Segundo ele, a Apama permite executar até 5 mil ordens por segundo. Mas o potencial ainda seria limitado pela infraestrutura da Bolsa e das corretoras brasileiras. As corretoras costumam ter capacidade para executar até mil ordens por segundo – consta que uma grande corretora teria capacidade para 30 mil por segundo. A capacidade da Bovespa, hoje, é de 770 mil negócios por dia e deve chegar a 1,5 milhão/dia em maio com a implantação de uma nova versão do sistema MegaBolsa, chamada V900. Na BM&F, a capacidade é de 200 mil negócios diários. A BM&FBovespa prefere não fazer o cálculo médio distribuído por segundos, em razão da assimetria na distribuição de ordens ao longo do dia.

O discurso da automação é sedutor, mas é importante não perder de vista que o fator humano (o gestor) permanece por trás da decisão sobre comprar ou vender. “É o elemento humano que analisa a informação disponível e estabelece as premissas que serão executadas eletronicamente”, observa Valente, da Ágora, o que envolve, na corretora, um trabalho interdisciplinar de matemáticos, programadores e gestores financeiros.
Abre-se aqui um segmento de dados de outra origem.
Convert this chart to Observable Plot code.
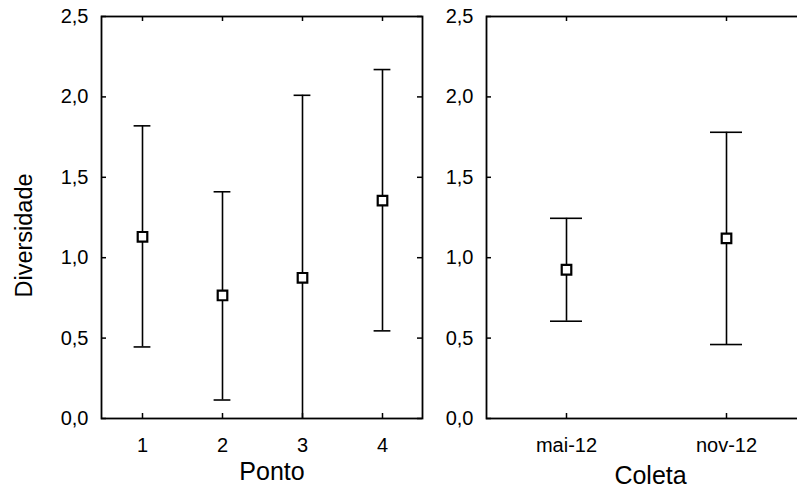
<!DOCTYPE html>
<html>
<head>
<meta charset="utf-8">
<script src="https://cdn.jsdelivr.net/npm/d3@7"></script>
<script src="https://cdn.jsdelivr.net/npm/@observablehq/plot@0.6"></script>
<style>
  html, body { margin: 0; padding: 0; background: #fff; }
  #wrap { position: relative; width: 797px; height: 493px; overflow: hidden; background: #fff; }
  #left, #right { position: absolute; top: 0; }
  #left { left: 0; width: 440px; }
  #right { left: 430px; width: 400px; }
  svg { max-width: none !important; display: block; }
</style>
</head>
<body>
<div id="wrap"><div id="left"></div><div id="right"></div></div>
<script>
// Left panel: Ponto
const ponto = ["1", "2", "3", "4"];
const pontoMean = [1.13, 0.765, 0.875, 1.355];
const pontoLow = [0.445, 0.115, -0.26, 0.545];
const pontoHigh = [1.82, 1.41, 2.01, 2.17];

// Right panel: Coleta
const coleta = ["mai-12", "nov-12"];
const coletaMean = [0.925, 1.12];
const coletaLow = [0.605, 0.46];
const coletaHigh = [1.245, 1.78];

const yTicks = [0, 0.5, 1.0, 1.5, 2.0, 2.5];
const yLabel = "Diversidade";
const xLabelLeft = "Ponto";
const xLabelRight = "Coleta";

const FONT = "'Liberation Sans', Arial, Helvetica, sans-serif";
const fmt = d => d.toFixed(1).replace(".", ",");

function panel({cats, mean, low, high, width, marginLeft, marginRight, capInset, xLabel, xLabelDx, xLabelDy, yTitle}) {
  const height = 493, marginTop = 16, marginBottom = 75;
  const pw = width - marginLeft - marginRight;
  const ph = height - marginTop - marginBottom;
  const data = cats.map((c, i) => ({cat: c, mean: mean[i], low: low[i], high: high[i]}));
  const marks = [
    Plot.frame({stroke: "black", strokeWidth: 1.8}),
    // inward ticks
    Plot.tickY(yTicks, {y: d => d, insetRight: pw - 5, stroke: "black", strokeWidth: 1.5}),
    Plot.tickY(yTicks, {y: d => d, insetLeft: pw - 5, stroke: "black", strokeWidth: 1.5}),
    Plot.tickX(cats, {x: d => d, insetTop: ph - 5, stroke: "black", strokeWidth: 1.5}),
    Plot.tickX(cats, {x: d => d, insetBottom: ph - 5, stroke: "black", strokeWidth: 1.5}),
    Plot.axisY(yTicks, {tickSize: 0, tickPadding: 13, tickFormat: fmt, fontSize: 20, label: null, fill: "black"}),
    Plot.axisX(cats, {tickSize: 0, tickPadding: 19, fontSize: 20, label: null, fill: "black"}),
    // error bars
    Plot.ruleX(data, {x: "cat", y1: "low", y2: "high", stroke: "black", strokeWidth: 1.6, clip: true}),
    Plot.tickY(data, {x: "cat", y: "high", insetLeft: capInset, insetRight: capInset, stroke: "black", strokeWidth: 1.6}),
    Plot.tickY(data.filter(d => d.low >= 0), {x: "cat", y: "low", insetLeft: capInset, insetRight: capInset, stroke: "black", strokeWidth: 1.6}),
    Plot.dot(data, {x: "cat", y: "mean", symbol: "square", r: 5.4, fill: "white", stroke: "black", strokeWidth: 2.2}),
    Plot.text([xLabel], {frameAnchor: "bottom", dx: xLabelDx, dy: xLabelDy, fontSize: 25, lineAnchor: "middle", textAnchor: "middle", fill: "black"})
  ];
  if (yTitle) {
    marks.push(Plot.text([yTitle], {frameAnchor: "left", rotate: -90, dx: -77, dy: 18, fontSize: 23.5, textAnchor: "middle", lineAnchor: "middle", fill: "black"}));
  }
  return Plot.plot({
    width, height, marginTop, marginBottom, marginLeft, marginRight,
    style: {fontFamily: FONT, fontSize: "20px", background: "white", color: "black", overflow: "visible", maxWidth: "none"},
    x: {type: "band", domain: cats, padding: 0, axis: null},
    y: {domain: [0, 2.5], axis: null},
    marks
  });
}

document.getElementById("left").appendChild(panel({
  cats: ponto, mean: pontoMean, low: pontoLow, high: pontoHigh,
  width: 440, marginLeft: 101, marginRight: 18, capInset: 31.6,
  xLabel: xLabelLeft, xLabelDx: 10, xLabelDy: 53, yTitle: yLabel
}));
document.getElementById("right").appendChild(panel({
  cats: coleta, mean: coletaMean, low: coletaLow, high: coletaHigh,
  width: 400, marginLeft: 56, marginRight: 24, capInset: 64,
  xLabel: xLabelRight, xLabelDx: 4, xLabelDy: 57, yTitle: null
}));
</script>
</body>
</html>
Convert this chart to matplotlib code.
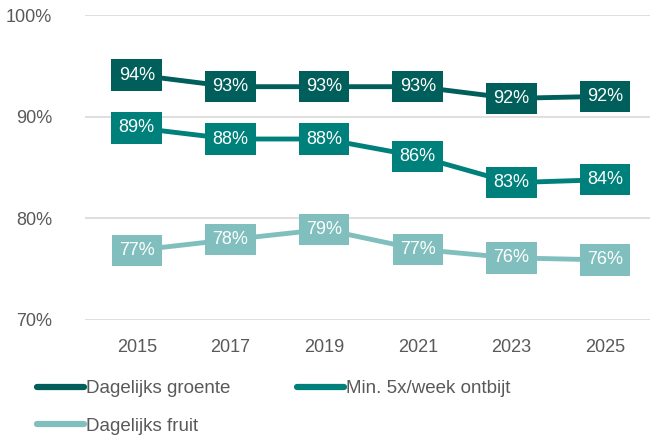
import matplotlib.pyplot as plt
from matplotlib.ticker import FuncFormatter

plt.rcParams['font.family'] = ['Liberation Sans', 'DejaVu Sans']

years = ['2015', '2017', '2019', '2021', '2023', '2025']
groente = [94.1, 92.95, 92.95, 92.95, 91.8, 92.0]
ontbijt = [88.9, 87.8, 87.8, 86.1, 83.5, 83.8]
fruit = [76.85, 77.9, 78.9, 76.95, 76.1, 75.9]
groente_lbl = [94, 93, 93, 93, 92, 92]
ontbijt_lbl = [89, 88, 88, 86, 83, 84]
fruit_lbl = [77, 78, 79, 77, 76, 76]

series = [
    ('Dagelijks groente', groente, groente_lbl, '#005F5A'),
    ('Min. 5x/week ontbijt', ontbijt, ontbijt_lbl, '#00807A'),
    ('Dagelijks fruit', fruit, fruit_lbl, '#80BFBE'),
]

txt = '#595959'

fig = plt.figure(figsize=(6.66, 4.43), dpi=100)
ax = fig.add_axes([0.128, 0.278, 0.848, 0.688])

x = range(len(years))
lines = []
for name, vals, lbls, col in series:
    ln, = ax.plot(x, vals, color=col, lw=3.5, solid_capstyle='round', label=name, zorder=2)
    lines.append(ln)
    for xi, v, l in zip(x, vals, lbls):
        ax.text(xi, v, f'{l}%', ha='center', va='center', color='white', fontsize=13,
                bbox=dict(boxstyle='square,pad=0.4', fc=col, ec='none'), zorder=3)

ax.set_ylim(70, 100)
ax.set_yticks([70, 80, 90, 100])
ax.yaxis.set_major_formatter(FuncFormatter(lambda v, p: f'{v:.0f}%'))
ax.set_xlim(-0.55, 5.48)
ax.set_xticks(list(x))
ax.set_xticklabels(years)
ax.grid(axis='y', color='#D9D9D9', lw=1.2, zorder=0)
for s in ax.spines.values():
    s.set_visible(False)
ax.tick_params(length=0, labelsize=13, colors=txt, pad=14)
ax.tick_params(axis='y', pad=24)

# column-major legend: groente, fruit | ontbijt
order = [lines[0], lines[2], lines[1]]
leg = fig.legend(order, [l.get_label() for l in order], loc='upper left',
                 bbox_to_anchor=(0.03, 0.18), ncol=2, frameon=False,
                 fontsize=13.5, handlelength=2.5, handletextpad=0.1, columnspacing=3.6,
                 labelspacing=1.1)
for t in leg.get_texts():
    t.set_color(txt)
for h in leg.legend_handles:
    h.set_linewidth(4.5)

fig.savefig('out.png', dpi=100)
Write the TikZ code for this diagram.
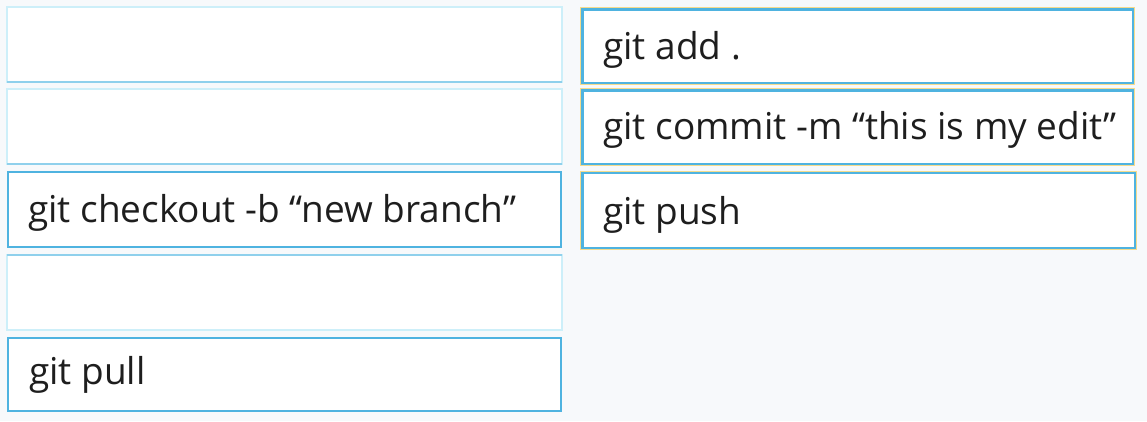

“É como um piloto de avião: a máquina executa, mas há sempre o monitoramento humano. Há uma rota programada, mas é possível interromper a sua execução a qualquer momento”, acrescenta Mendonça de Barros, da Link. “Essas ferramentas ajudam naquilo que é difícil de ser feito na mão, em operações de alta freqüência em que se tenha de olhar para muitos fatores, como em books de arbitragem ou volatilidade”, acrescenta um operador da Finabank, outra corretora que aderiu aos algoritmos eletrônicos.